La poésie engagée au Gabon : un miroir de la société
Un héritage littéraire riche et varié
La poésie engagée au Gabon puise ses racines dans une histoire littéraire foisonnante, animée par des figures emblématiques qui ont défini l’expression artistique du pays. Dans l’effervescence des années 1960, des poètes comme Paul-Vincent Pounah et Walker Deemin ont ouvert une voie nouvelle. Leur œuvre ne se contentait pas de chanter la beauté naturelle, mais interrogeait aussi les réalités sociales et politiques.

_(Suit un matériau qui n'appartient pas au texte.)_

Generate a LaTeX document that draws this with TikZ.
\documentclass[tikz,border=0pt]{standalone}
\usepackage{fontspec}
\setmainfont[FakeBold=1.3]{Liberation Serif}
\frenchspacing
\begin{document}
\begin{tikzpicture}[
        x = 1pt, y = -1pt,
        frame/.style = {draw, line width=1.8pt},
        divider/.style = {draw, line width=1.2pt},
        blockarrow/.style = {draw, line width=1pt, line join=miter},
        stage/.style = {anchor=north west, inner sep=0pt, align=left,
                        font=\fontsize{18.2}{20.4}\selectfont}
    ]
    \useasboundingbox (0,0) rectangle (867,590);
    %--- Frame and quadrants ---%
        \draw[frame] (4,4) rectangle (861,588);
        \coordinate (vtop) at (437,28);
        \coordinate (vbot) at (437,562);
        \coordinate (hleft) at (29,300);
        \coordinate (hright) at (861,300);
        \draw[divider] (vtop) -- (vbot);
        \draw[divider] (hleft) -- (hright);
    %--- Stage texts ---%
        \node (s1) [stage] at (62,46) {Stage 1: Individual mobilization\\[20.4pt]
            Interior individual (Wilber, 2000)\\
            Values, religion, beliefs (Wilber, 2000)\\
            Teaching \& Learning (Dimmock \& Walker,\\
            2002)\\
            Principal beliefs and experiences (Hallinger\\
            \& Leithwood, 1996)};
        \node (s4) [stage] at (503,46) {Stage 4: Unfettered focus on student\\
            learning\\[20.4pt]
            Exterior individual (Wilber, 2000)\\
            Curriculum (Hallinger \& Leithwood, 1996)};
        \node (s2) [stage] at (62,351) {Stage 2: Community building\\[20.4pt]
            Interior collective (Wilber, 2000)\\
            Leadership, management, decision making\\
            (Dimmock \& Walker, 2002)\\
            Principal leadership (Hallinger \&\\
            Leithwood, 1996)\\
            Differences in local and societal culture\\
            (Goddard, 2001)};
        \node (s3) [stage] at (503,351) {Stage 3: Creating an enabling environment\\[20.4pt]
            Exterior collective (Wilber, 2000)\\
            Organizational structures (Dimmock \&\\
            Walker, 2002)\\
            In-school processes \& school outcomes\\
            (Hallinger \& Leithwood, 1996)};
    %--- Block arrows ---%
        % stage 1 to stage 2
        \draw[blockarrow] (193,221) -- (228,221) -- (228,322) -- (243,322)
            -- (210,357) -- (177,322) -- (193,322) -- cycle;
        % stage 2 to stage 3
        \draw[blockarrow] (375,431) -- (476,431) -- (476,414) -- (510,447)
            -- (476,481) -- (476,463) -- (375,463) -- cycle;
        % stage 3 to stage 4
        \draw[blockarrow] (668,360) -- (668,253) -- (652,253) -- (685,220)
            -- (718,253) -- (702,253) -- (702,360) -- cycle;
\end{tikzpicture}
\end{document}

Cet héritage a permis d’établir les fondations d’une poésie qui, ancrée dans la tradition, dialogue avec les défis contemporains.
Les années 1970 ont vu des voix comme celles de Joseph-Bill Mamboungou et Georges Rawiri s’inscrire dans cette lignée. Tout en célébrant la nature et les traditions gabonaises, d’autres, comme Pierre-Edgar Moujegou, ont employé la symbolique pour critiquer les injustices. Cette dualité a engendré un espace où la beauté artistique et la critique sociale coexistent, offrant ainsi une richesse de réflexions et d’interprétations.
Avec l’émergence du multipartisme en 1990, la poésie engagée a pris un tournant décisif. Des poètes comme Janvier Nguema Mboumba et Ferdinand Ollogo Oke ont introduit une approche plus directe, dénonçant ouvertement les abus de pouvoir. Grâce à eux, la poésie est devenue un véritable outil de contestation, mobilisant les consciences et interpellant la société sur ses travers.

Les voix contemporaines et les enjeux actuels
Aujourd’hui, des figures comme Ghell–Roxan Malola-Malola, avec son recueil « Plaidoyer Patriotique », et Honoré Ovono Obame, qui dirige « Soleil de la Félicité », portent haut le flambeau de la poésie engagée. Ils abordent des thématiques cruciales telles que la corruption, l’injustice sociale et les inégalités, en résonance avec les préoccupations d’une jeunesse en quête de changement.
Leurs œuvres, marquées par un langage percutant et des images frappantes, visent à éveiller les consciences. Ghell–Roxan Malola-Malola utilise des métaphores puissantes pour dénoncer les dérives du pouvoir, tandis qu’Honoré Ovono Obame explore les luttes quotidiennes des Gabonais. Bien plus que de simples descriptions, ces poètes cherchent à provoquer une réaction, incitant leurs lecteurs à s’engager pour un avenir meilleur.
Cependant, une question se pose : la poésie touche-t-elle encore les jeunes générations? À une époque où les écrans dominent, la poésie engagée semble parfois décalée. Les éducateurs affrontent un défi : comment rendre cet art pertinent et accessible à une jeunesse souvent distraite?

Réflexions sur l’impact de la poésie engagée
La place de la poésie engagée dans le paysage culturel contemporain du Gabon suscite des interrogations profondes sur son impact réel. Bien qu’elle fasse partie des programmes scolaires, on peut se demander si elle parvient à éveiller les consciences des élèves. Les témoignages d’enseignants et d’étudiants révèlent une réalité nuancée : si quelques jeunes sont touchés par la force des mots, d’autres semblent indifférents, accaparés par des distractions numériques.
Pourtant, la poésie a le pouvoir d’être un vecteur de changement. Elle offre un espace de réflexion et de dialogue, permettant aux jeunes de s’interroger sur leur identité et leur place dans la société. Des initiatives comme des ateliers d’écriture ou des concours de poésie pourraient encourager l’engagement des jeunes envers cet art, les incitant à exprimer leurs préoccupations et à défendre les causes qui leur sont chères.
En somme, la poésie engagée au Gabon transcende la simple expression artistique ; elle est un reflet d’une société en mutation, un miroir des luttes et des aspirations d’un peuple. Alors que les poètes continuent de dénoncer les injustices tout en célébrant la beauté de leur terre, il est essentiel de s’interroger sur la manière dont cette voix peut résonner auprès des nouvelles générations. La poésie peut-elle encore jouer un rôle central dans l’éveil des consciences et la construction d’un avenir prometteur?